I am interested primarily in physics, and I am generally self-taught in mathematics. However, this implies an inaptitude for rigorous proof. While I am confident that I can grasp the concepts and results well enough, I loath the idea of sitting through just one book on a particular subject, and study it cover to cover. - I do not want to inherit the author's idiosyncrasies, is what I'm saying.
Had I lived in other times, I would not have had a choice, but given the information torrent of our time, I want to shape my education on a mathematical subject through exploration of different means. That being said, having a textbook as a primary exercise and linearity provider (what concept proceeds the other), and multiple others (including the internet in general) to shape my knowledge of the subject, and study results from the definitions I have learned.

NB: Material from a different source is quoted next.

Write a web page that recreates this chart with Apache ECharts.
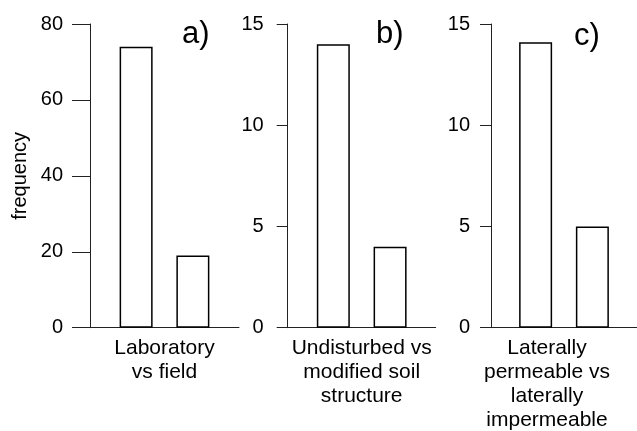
<!DOCTYPE html>
<html>
<head>
<meta charset="utf-8">
<script src="https://cdn.jsdelivr.net/npm/echarts@6/dist/echarts.min.js"></script>
<style>
html,body{margin:0;padding:0;background:#fff;}
#chart{width:637px;height:431px;}
</style>
</head>
<body>
<div id="chart"></div>
<script>
// Data
const panelLabels = ['a)', 'b)', 'c)'];
const comparisonLabels = ['Laboratory\nvs field', 'Undisturbed vs\nmodified soil\nstructure', 'Laterally\npermeable vs\nlaterally\nimpermeable'];
const firstGroupNames = ['Laboratory', 'Undisturbed', 'Laterally permeable'];
const secondGroupNames = ['Field', 'Modified soil structure', 'Laterally impermeable'];
const firstGroupValues = [74, 14, 14.1];
const secondGroupValues = [19, 4, 5];
const yMax = [80, 15, 15];
const yInterval = [20, 5, 5];
const yTitle = 'frequency';

const FONT = "'Liberation Sans', Arial, sans-serif";
const grids = [
  {left: 90, top: 24, width: 149, bottom: 103.3},
  {left: 287.7, top: 24, width: 148, bottom: 103.3},
  {left: 491, top: 24, width: 146, bottom: 103.3}
].map(g => Object.assign(g, {containLabel: false, outerBoundsMode: 'none'}));
const tickLen = [18, 11, 11];
const labelMargin = [27, 24, 21];
const catPadding = [[0,0,0,0],[0,0,0,0],[0,34,0,0]];
const titlePos = [{left: 182, top: 19}, {left: 376, top: 19}, {left: 574, top: 21}];

const xAxes = [], yAxes = [], series = [], titles = [];
for (let i = 0; i < 3; i++) {
  xAxes.push({
    type: 'category', gridIndex: i, data: [comparisonLabels[i]],
    axisLine: {show: true, lineStyle: {color: '#222', width: 1}},
    axisTick: {show: false},
    axisLabel: {color: '#000', fontFamily: FONT, fontSize: 21, lineHeight: 24, margin: 9,
      padding: catPadding[i], interval: 0, hideOverlap: false}
  });
  yAxes.push({
    type: 'value', gridIndex: i, min: 0, max: yMax[i], interval: yInterval[i],
    name: i === 0 ? yTitle : '', nameLocation: 'middle', nameGap: 60,
    nameTextStyle: {color: '#000', fontFamily: FONT, fontSize: 20},
    splitLine: {show: false},
    axisLine: {show: true, lineStyle: {color: '#222', width: 1}},
    axisTick: {show: true, length: tickLen[i], lineStyle: {color: '#222', width: 1}},
    axisLabel: {color: '#000', fontFamily: FONT, fontSize: 20, margin: labelMargin[i]}
  });
  const barStyle = {color: '#fff', borderColor: '#000', borderWidth: 1.5};
  series.push({
    type: 'bar', name: firstGroupNames[i], xAxisIndex: i, yAxisIndex: i,
    data: [firstGroupValues[i]], barWidth: 33, barGap: '72%',
    itemStyle: barStyle, silent: true
  });
  series.push({
    type: 'bar', name: secondGroupNames[i], xAxisIndex: i, yAxisIndex: i,
    data: [secondGroupValues[i]], barWidth: 33, barGap: '72%',
    itemStyle: barStyle, silent: true
  });
  titles.push({
    text: panelLabels[i], left: titlePos[i].left, top: titlePos[i].top, padding: 0,
    textStyle: {color: '#000', fontFamily: FONT, fontSize: 31, fontWeight: 'normal'}
  });
}

const chart = echarts.init(document.getElementById('chart'), null, {renderer: 'canvas'});
chart.setOption({
  animation: false,
  backgroundColor: '#fff',
  title: titles,
  grid: grids,
  xAxis: xAxes,
  yAxis: yAxes,
  series: series
});
</script>
</body>
</html>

There have been many times where I could not see the solution to a simple, nevertheless, problem mainly because I relied on one and only textbook, which did not mention a certain lemma, or some other helpful intuitive result. I wish to abolish that through a more unorthodox approach to learning.
What would your advice be?
There is no law stating that once you start reading a math book you have to read it cover to cover. Read the parts that interest you.
If I understand what you hope to do you will not inherit some author's idiosyncrasies you will create your own. Perhaps this will be a good thing. In any event, if you get stuck because you don't know some lemma you could post a questions something like: I am trying to prove X. This is how far I have gotten. Is there a lemma or technique that would help me finish proving X?